Hefty, as well as Peter Riggs, the Burlington director of public works, said the city will continue to search for other grants to assist with the work.

“The project will still proceed and we will continue to seek funding opportunities to help defer the local taxpayer burden for the work,” Riggs said.

White birds fly in front of water streaming down a dam.
Egrets fly near the Echo Lake Dam on Thursday, Sept. 1, 2022, in Burlington, Wis. Angela Major/WPR

Yvette Moeller, who helped start the Facebook group “Friends of Echo Lake and Dam,” has been a vocal supporter of keeping the dam. She was also disappointed by the news of the veto, but said those funds would have been an added perk, as they were proposed after the council already approved the modification plans.

“It ($1 million) was never part of the referendum, so had it had come through, it would have been a perk. It would have been great, it would have been wonderful, but that was not part of the project or ever even considered,” Moeller said. “That came after the fact.”

In 2013, the city performed a dam failure analysis which found the spillway wasn’t able to contain a 500-year flood as required by the DNR. The city is required to fix the problem. City officials could have also approved a plan to remove the dam.

Alder Shad Branen favored removal, saying he believes the dam doesn’t serve a function anymore. Even so, as an alder, he decided to follow the will of the voters and approve repairing the dam, which was constructed in 1835 to generate power for flour and saw mills.

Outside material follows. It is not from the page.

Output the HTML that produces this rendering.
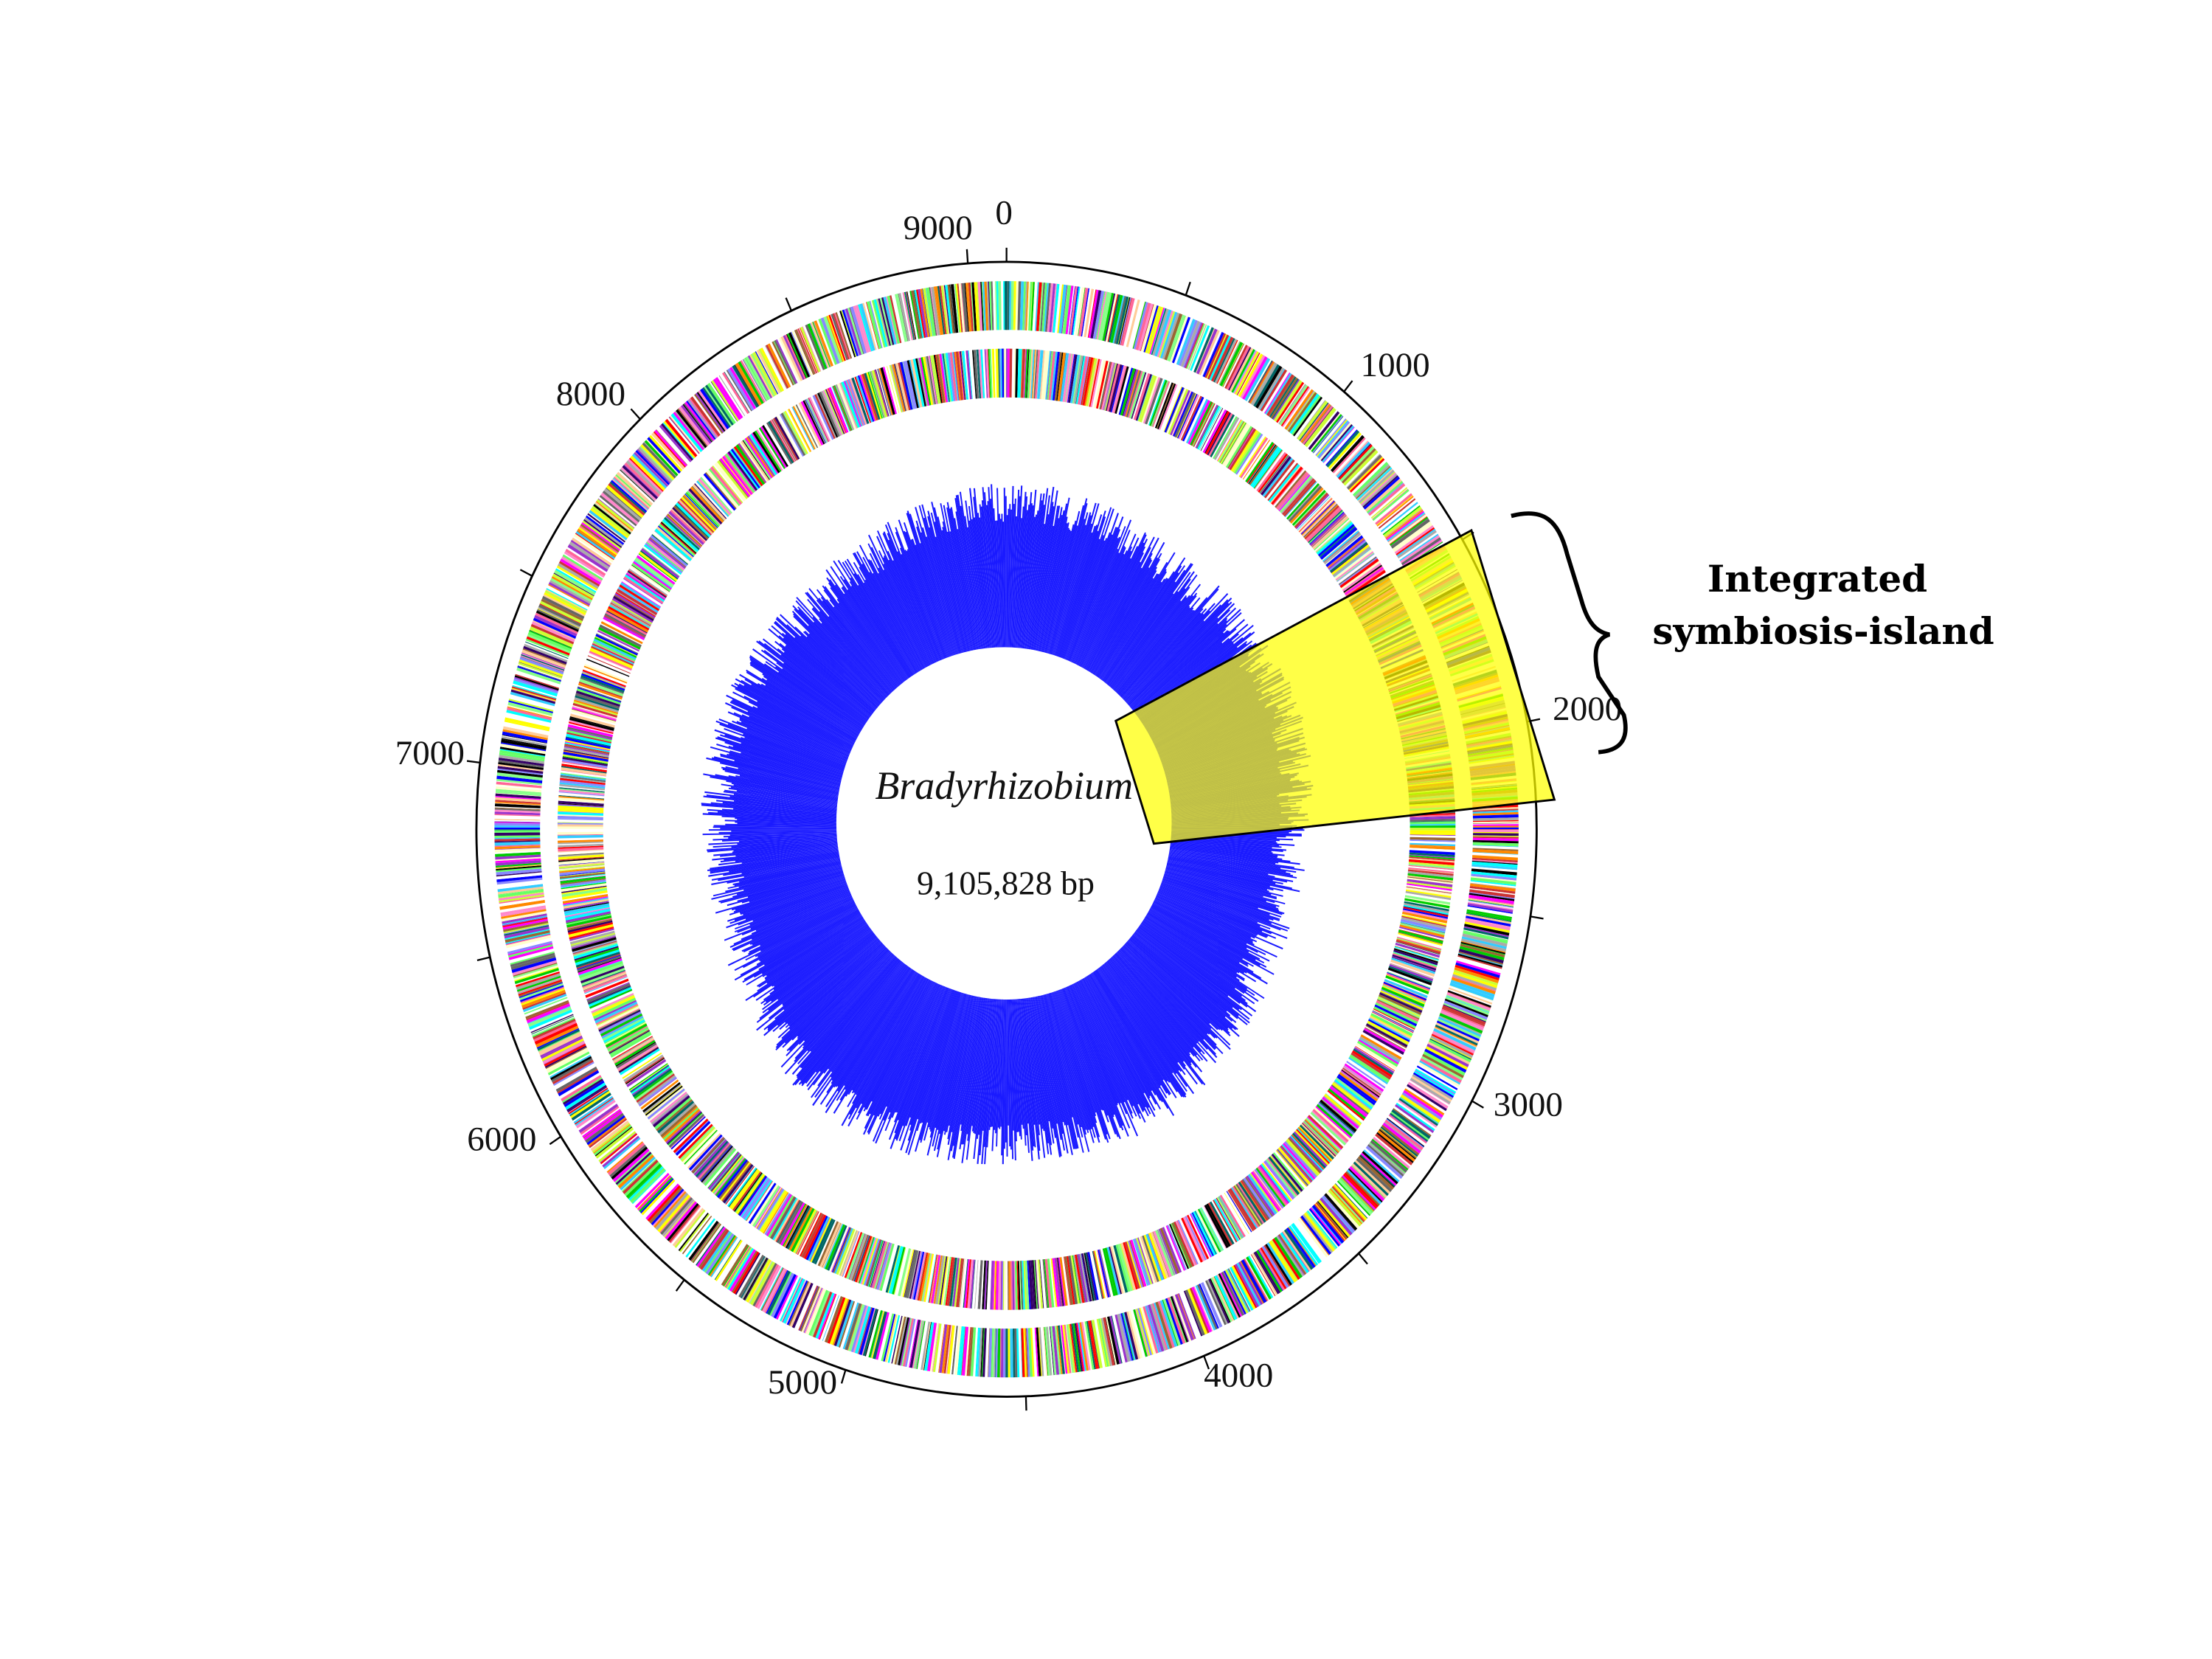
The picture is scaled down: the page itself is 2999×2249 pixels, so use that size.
<!DOCTYPE html>
<html><head><meta charset="utf-8"><style>
html,body{margin:0;padding:0;background:#fff;}
svg{display:block}
</style></head><body>
<svg id="s" width="2999" height="2249" viewBox="0 0 2999 2249" xmlns="http://www.w3.org/2000/svg">
<rect width="2999" height="2249" fill="#fff"/>
<g transform="translate(600,200) scale(1.1481)">
<g id="bands"></g>
<g id="blue"></g>
<ellipse cx="663" cy="797" rx="198" ry="207" fill="#fff"/>
<ellipse cx="666" cy="805" rx="626" ry="670" fill="none" stroke="#000" stroke-width="2.5"/>
<g id="ticks" stroke="#000" stroke-width="2"></g>
<g font-family="Liberation Serif, serif" font-size="41" fill="#111" text-anchor="middle">
<text x="663" y="90">0</text>
<text x="585" y="108">9000</text>
<text x="1125" y="270">1000</text>
<text x="175" y="304">8000</text>
<text x="1352" y="676">2000</text>
<text x="-15" y="728">7000</text>
<text x="70" y="1184">6000</text>
<text x="1282" y="1143">3000</text>
<text x="425" y="1471">5000</text>
<text x="940" y="1463">4000</text>
<text x="663" y="769" font-style="italic" font-size="47">Bradyrhizobium</text>
<text x="665" y="882" font-size="40">9,105,828 bp</text>
</g>
<polygon points="795,677 840,822 1313,770 1215,452" fill="#ffff00" fill-opacity="0.72" stroke="#000" stroke-width="2.5"/>
<path d="M1262,435 C1300,425 1318,440 1328,480 L1345,535 C1352,560 1362,572 1378,575 C1362,580 1358,595 1365,625 L1395,670 C1402,700 1390,712 1365,714" fill="none" stroke="#000" stroke-width="5"/>
</g>
<g font-family="DejaVu Serif, serif" font-weight="bold" font-size="50" fill="#000" text-anchor="middle">
<text x="2464" y="802">Integrated</text>
<text x="2472" y="873">symbiosis-island</text>
</g>
</svg>
<script>
(function(){
var NS="http://www.w3.org/2000/svg";
var cx=666,cy=805,rx=626,ry=670;
function P(t,f){return (cx+rx*f*Math.sin(t)).toFixed(1)+","+(cy-ry*f*Math.cos(t)).toFixed(1);}
var seed=7;function r(){seed=(seed*16807)%2147483647;return seed/2147483647;}
var cols=["#ff00ff","#ffff00","#00ffff","#ff0000","#00cc00","#0000ff","#000000","#ff8800","#88ff88","#ff88cc","#8888ff","#996633","#666666","#ccff33","#9933cc","#33ccff","#ff6699","#ffcc99","#006666","#cc3333","#aaaaaa","#66ff66","#ffffcc","#330066"];
function poly(parent,pts,col){var p=document.createElementNS(NS,"polygon");p.setAttribute("points",pts);p.setAttribute("fill",col);parent.appendChild(p);}
var b=document.getElementById("bands");
var bands=[[0.88,0.966],[0.761,0.847]];
for(var q=0;q<bands.length;q++){
 var band=bands[q];var t=0;
 while(t<2*Math.PI){
  var w=0.001+r()*0.005;
  var col=r()<0.12?"#ffffff":cols[Math.floor(r()*cols.length)];
  poly(b,P(t,band[0])+" "+P(t,band[1])+" "+P(t+w,band[1])+" "+P(t+w,band[0]),col);
  t+=w;
 }
}
var bl=document.getElementById("blue");
var n=1400;
for(var i=0;i<n;i++){
 var t2=i/n*2*Math.PI;var w2=2*Math.PI/n*1.05;
 var base=0.56+0.015*Math.sin(2*t2+1)+0.01*Math.cos(5*t2);
 var f=base+(r()-0.6)*0.07;
 poly(bl,P(t2,0.3)+" "+P(t2,f)+" "+P(t2+w2,f)+" "+P(t2+w2,0.3),"#1a1aff");
}
var tk=document.getElementById("ticks");
for(var k=0;k<9106;k+=500){
 var t3=k/9105.828*2*Math.PI;
 var a=P(t3,1).split(","),c=P(t3,1.025).split(",");
 var l=document.createElementNS(NS,"line");
 l.setAttribute("x1",a[0]);l.setAttribute("y1",a[1]);l.setAttribute("x2",c[0]);l.setAttribute("y2",c[1]);
 tk.appendChild(l);
}
})();
</script>
</body></html>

“As a Burlington taxpayer, I certainly prefer additional state dollars to reduce our burden on a project of this magnitude,” Branen said about the veto.

“Its disappointing,” he added. “If the city could receive another million dollars towards the project, that would certainly go a long way to assist us, but it’s not going to happen.”

Construction on the project could begin sometime in 2024. To modify the dam — which has not served the city as a source of power since 1933 — the floodgate will be removed and three new gates will be installed. The concrete retaining wall downstream from the dam will also be reconstructed.